(Source code of charts)
>>>>

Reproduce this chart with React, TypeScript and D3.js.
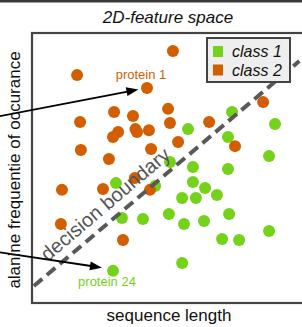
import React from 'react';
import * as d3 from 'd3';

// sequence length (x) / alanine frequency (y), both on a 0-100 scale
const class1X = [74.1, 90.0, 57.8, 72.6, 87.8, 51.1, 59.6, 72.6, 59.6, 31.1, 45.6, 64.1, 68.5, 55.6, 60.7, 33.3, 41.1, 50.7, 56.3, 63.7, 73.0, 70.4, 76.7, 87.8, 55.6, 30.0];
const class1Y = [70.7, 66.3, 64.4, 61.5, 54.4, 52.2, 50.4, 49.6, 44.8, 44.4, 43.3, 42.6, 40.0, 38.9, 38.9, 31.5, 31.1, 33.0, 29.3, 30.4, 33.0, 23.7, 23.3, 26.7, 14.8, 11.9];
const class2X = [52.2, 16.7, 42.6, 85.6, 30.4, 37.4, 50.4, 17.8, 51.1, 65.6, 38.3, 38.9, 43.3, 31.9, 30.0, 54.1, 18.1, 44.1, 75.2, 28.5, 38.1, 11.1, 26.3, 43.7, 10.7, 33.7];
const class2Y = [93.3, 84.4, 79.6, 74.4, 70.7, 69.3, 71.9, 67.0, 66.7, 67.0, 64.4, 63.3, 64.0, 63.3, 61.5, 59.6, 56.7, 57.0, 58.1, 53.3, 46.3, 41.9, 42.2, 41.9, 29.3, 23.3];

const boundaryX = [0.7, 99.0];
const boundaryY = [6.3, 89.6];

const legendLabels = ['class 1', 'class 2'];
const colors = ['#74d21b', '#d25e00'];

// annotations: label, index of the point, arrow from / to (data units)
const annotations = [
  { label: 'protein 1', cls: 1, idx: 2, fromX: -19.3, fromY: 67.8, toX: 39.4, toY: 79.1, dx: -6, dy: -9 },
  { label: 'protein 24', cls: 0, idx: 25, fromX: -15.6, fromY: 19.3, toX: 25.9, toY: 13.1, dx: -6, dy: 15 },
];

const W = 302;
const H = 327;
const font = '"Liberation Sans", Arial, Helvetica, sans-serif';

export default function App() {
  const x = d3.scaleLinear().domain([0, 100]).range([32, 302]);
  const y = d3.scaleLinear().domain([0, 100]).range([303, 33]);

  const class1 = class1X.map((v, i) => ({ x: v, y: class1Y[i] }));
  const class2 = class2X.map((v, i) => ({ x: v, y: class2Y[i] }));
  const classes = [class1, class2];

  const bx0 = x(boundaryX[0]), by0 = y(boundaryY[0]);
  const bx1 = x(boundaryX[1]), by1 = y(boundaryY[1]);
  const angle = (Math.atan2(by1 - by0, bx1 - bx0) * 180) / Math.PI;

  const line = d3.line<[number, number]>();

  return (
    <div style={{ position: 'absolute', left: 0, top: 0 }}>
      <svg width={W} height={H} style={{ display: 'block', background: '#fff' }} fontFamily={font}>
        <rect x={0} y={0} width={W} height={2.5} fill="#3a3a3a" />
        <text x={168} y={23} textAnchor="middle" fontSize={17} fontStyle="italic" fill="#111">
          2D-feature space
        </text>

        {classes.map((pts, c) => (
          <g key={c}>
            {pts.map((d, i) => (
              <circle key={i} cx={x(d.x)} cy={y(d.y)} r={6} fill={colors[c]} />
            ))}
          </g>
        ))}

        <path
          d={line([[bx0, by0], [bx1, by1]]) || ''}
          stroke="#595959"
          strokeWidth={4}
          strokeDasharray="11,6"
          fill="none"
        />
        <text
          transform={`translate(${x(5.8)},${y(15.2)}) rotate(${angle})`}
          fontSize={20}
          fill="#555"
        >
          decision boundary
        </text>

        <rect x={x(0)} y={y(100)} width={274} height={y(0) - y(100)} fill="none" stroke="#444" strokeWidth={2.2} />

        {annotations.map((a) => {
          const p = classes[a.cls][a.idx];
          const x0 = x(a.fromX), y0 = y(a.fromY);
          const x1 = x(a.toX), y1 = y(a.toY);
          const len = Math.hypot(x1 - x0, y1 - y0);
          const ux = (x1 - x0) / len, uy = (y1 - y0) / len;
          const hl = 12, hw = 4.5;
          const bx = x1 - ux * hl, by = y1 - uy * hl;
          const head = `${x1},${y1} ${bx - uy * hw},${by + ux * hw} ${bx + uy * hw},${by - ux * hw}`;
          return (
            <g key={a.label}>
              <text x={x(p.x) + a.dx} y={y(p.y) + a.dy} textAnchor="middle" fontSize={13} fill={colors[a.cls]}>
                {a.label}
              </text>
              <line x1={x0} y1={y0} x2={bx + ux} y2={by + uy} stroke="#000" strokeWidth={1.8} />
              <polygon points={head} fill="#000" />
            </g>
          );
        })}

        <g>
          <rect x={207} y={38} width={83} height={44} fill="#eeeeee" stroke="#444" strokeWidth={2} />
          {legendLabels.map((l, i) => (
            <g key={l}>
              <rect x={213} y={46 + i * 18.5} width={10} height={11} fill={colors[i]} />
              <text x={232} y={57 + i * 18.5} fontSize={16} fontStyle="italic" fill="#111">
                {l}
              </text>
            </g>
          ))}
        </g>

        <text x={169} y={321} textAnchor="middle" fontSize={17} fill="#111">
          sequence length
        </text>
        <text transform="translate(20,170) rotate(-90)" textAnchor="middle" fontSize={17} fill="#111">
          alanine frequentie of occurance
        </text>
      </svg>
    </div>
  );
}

<<<<
>>>>

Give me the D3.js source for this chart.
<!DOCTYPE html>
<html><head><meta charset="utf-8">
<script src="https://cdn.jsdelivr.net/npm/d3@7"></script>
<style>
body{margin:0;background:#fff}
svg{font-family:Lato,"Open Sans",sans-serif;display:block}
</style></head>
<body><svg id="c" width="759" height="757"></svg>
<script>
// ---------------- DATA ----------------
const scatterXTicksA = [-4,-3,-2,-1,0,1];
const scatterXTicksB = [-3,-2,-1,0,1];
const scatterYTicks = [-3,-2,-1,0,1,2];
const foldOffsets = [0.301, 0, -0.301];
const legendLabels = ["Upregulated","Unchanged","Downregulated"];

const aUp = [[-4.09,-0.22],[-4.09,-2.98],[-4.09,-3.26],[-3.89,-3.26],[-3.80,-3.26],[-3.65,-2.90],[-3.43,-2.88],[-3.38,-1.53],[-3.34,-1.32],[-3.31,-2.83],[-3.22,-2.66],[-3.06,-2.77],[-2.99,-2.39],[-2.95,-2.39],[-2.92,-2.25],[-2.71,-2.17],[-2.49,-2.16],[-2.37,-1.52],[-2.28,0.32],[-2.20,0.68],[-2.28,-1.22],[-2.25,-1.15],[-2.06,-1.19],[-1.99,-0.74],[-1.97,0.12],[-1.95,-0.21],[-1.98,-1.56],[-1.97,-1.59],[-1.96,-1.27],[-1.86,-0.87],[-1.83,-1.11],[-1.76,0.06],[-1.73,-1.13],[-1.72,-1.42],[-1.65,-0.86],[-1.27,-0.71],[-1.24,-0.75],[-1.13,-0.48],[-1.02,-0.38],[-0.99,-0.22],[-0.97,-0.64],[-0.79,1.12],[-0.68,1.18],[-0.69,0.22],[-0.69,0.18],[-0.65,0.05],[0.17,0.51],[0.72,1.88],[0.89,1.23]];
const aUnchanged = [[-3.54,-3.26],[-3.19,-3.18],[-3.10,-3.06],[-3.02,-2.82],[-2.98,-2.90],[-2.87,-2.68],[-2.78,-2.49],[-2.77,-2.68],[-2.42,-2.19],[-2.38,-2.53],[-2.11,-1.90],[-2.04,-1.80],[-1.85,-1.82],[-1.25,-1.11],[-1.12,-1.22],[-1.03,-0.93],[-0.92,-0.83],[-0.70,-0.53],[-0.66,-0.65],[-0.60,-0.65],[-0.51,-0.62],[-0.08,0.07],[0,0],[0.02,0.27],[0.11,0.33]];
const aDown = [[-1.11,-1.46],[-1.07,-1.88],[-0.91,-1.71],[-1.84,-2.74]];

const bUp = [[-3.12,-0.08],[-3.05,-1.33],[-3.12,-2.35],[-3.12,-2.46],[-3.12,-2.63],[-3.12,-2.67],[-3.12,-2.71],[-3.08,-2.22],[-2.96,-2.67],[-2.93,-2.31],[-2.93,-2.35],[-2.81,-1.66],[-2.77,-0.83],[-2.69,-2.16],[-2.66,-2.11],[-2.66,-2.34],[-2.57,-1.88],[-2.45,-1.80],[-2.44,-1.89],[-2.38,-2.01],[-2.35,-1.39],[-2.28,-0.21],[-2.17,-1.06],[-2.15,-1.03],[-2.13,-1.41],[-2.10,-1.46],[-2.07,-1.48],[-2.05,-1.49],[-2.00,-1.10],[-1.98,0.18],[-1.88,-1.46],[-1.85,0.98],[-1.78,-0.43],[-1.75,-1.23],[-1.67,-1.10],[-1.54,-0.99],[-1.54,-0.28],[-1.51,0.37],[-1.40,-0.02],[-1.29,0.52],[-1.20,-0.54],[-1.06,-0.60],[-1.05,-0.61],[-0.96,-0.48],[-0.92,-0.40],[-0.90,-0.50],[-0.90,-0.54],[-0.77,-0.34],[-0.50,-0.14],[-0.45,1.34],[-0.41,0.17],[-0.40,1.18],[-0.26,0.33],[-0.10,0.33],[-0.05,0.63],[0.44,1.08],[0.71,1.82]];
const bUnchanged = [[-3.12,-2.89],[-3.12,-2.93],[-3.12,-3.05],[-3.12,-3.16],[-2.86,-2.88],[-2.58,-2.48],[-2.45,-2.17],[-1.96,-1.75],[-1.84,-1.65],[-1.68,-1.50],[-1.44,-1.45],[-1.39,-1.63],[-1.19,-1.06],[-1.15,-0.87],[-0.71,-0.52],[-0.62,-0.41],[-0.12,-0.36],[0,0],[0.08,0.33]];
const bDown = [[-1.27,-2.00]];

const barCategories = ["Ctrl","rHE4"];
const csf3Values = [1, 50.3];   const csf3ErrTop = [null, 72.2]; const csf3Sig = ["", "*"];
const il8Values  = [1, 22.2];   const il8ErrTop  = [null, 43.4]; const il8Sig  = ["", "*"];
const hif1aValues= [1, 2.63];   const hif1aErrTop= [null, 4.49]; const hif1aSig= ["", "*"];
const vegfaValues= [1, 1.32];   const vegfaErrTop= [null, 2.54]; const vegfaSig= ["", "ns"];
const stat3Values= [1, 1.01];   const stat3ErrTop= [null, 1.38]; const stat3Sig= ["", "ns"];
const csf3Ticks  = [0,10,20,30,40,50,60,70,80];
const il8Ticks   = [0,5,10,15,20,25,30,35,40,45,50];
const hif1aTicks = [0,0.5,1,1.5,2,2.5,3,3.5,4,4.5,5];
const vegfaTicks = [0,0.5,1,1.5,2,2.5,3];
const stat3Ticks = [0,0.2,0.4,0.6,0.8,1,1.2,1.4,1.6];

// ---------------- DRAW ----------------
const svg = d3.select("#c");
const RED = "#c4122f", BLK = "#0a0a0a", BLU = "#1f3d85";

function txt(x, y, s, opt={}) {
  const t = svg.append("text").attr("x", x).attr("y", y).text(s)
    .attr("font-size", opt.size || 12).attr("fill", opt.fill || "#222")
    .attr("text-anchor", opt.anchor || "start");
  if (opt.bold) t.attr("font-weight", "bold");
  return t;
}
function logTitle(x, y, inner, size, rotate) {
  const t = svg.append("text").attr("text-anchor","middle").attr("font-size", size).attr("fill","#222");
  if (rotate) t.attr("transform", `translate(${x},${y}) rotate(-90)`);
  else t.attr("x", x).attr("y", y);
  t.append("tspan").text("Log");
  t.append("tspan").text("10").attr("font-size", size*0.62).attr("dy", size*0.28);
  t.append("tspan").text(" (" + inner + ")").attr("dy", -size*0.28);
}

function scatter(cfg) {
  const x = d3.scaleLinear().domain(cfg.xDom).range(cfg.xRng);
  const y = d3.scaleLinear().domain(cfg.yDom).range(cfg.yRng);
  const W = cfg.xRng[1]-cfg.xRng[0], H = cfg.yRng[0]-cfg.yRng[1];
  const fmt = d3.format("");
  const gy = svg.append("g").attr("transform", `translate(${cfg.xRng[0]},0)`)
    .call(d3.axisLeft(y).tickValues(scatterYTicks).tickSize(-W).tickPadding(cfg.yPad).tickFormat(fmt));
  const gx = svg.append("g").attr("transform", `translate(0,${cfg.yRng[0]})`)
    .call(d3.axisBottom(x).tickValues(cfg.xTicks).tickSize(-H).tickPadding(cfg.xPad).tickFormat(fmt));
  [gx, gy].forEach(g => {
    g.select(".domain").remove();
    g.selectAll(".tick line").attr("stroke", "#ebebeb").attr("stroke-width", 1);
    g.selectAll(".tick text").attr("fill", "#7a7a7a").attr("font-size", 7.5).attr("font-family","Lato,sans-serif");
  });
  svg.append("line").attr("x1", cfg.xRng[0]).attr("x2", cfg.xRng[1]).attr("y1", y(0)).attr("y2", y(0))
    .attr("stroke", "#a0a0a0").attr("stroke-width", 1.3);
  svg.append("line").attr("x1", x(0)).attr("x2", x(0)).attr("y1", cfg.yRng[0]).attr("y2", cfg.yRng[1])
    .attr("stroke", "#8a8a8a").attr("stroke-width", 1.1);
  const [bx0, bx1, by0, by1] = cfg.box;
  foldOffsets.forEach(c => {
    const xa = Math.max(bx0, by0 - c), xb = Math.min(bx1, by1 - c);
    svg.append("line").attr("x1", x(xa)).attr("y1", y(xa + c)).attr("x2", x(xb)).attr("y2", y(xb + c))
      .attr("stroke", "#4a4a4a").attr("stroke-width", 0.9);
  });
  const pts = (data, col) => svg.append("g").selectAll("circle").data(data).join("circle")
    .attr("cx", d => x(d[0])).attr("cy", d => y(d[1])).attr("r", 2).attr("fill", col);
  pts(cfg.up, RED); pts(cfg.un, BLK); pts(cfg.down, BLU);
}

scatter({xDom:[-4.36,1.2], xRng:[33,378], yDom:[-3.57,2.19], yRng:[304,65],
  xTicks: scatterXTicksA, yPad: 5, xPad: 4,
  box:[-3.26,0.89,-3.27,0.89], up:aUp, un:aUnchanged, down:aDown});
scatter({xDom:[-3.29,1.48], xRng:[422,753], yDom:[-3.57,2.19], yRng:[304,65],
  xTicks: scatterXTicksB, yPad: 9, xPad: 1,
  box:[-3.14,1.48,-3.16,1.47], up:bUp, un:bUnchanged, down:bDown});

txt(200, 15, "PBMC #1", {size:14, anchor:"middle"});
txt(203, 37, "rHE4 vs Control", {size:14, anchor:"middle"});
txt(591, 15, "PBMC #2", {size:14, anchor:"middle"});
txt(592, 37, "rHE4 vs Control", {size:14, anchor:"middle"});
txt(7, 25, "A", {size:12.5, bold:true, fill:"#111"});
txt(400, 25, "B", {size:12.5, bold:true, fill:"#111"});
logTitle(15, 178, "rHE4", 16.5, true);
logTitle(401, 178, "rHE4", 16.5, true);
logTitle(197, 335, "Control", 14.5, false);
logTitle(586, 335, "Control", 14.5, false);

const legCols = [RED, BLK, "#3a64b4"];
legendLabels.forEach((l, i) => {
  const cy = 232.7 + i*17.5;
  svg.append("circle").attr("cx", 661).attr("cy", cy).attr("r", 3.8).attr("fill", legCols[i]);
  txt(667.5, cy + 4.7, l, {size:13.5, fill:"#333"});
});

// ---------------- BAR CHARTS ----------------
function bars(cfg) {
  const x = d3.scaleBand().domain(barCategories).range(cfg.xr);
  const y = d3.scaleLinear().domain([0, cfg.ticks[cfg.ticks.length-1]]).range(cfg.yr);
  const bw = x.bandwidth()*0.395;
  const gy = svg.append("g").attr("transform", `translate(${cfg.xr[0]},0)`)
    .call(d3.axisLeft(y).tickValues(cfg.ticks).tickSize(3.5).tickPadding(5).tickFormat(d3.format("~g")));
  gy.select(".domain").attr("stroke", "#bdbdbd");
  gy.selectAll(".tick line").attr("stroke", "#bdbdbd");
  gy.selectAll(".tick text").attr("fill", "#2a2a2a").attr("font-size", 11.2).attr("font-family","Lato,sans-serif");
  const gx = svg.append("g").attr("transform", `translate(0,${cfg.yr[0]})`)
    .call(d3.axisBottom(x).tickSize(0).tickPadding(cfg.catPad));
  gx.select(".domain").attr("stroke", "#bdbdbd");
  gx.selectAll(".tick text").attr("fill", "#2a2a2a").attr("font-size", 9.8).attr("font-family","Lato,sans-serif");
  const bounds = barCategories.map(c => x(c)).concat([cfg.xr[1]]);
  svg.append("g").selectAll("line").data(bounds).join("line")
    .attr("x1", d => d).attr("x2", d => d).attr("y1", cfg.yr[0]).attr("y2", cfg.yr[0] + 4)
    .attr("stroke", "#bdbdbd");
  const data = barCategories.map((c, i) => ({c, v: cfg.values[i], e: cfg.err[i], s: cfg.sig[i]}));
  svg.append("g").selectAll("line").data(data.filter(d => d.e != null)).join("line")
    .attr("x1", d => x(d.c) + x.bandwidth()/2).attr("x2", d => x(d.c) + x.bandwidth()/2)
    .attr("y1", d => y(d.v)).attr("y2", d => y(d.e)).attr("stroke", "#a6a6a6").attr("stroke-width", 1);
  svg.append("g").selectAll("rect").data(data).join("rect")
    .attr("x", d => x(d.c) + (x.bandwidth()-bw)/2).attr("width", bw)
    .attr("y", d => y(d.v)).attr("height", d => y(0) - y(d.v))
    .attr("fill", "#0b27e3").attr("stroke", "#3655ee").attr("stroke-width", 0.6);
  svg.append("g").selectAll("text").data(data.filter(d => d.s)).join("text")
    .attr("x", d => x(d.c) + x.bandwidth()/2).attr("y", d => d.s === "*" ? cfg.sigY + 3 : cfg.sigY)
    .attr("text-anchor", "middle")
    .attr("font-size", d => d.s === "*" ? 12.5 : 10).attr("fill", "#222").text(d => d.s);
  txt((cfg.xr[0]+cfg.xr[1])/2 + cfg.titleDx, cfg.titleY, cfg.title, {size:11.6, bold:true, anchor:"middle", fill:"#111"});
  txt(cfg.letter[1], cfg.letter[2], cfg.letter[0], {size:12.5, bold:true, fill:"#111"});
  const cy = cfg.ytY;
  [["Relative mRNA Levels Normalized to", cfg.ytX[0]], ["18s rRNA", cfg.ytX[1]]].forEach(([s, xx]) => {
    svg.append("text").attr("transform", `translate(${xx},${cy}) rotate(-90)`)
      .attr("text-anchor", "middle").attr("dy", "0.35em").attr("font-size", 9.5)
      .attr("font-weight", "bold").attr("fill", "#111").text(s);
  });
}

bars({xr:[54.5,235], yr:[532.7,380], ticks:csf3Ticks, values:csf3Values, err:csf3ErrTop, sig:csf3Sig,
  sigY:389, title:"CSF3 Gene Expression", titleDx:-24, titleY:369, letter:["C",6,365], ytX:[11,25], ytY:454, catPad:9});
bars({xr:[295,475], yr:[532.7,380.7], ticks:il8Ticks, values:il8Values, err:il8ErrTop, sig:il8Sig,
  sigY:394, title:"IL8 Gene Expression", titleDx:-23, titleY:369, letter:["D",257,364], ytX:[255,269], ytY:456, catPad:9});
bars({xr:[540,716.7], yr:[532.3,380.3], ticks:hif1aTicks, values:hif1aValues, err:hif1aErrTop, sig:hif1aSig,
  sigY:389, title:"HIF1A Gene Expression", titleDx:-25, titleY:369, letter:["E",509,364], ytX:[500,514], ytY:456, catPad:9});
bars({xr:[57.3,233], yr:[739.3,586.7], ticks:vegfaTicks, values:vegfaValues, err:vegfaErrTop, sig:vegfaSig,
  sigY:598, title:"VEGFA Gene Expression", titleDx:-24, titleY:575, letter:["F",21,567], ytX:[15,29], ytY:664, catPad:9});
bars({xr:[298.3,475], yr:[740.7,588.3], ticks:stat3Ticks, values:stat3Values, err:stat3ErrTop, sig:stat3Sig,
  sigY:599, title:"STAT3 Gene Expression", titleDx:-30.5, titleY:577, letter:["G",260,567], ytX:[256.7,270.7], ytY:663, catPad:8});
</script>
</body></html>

<<<<

### Task to complete:
Whichever lines contain the string "React", select and copy them.

### Solution for this task:
Reproduce this chart with React, TypeScript and D3.js.
import React from 'react';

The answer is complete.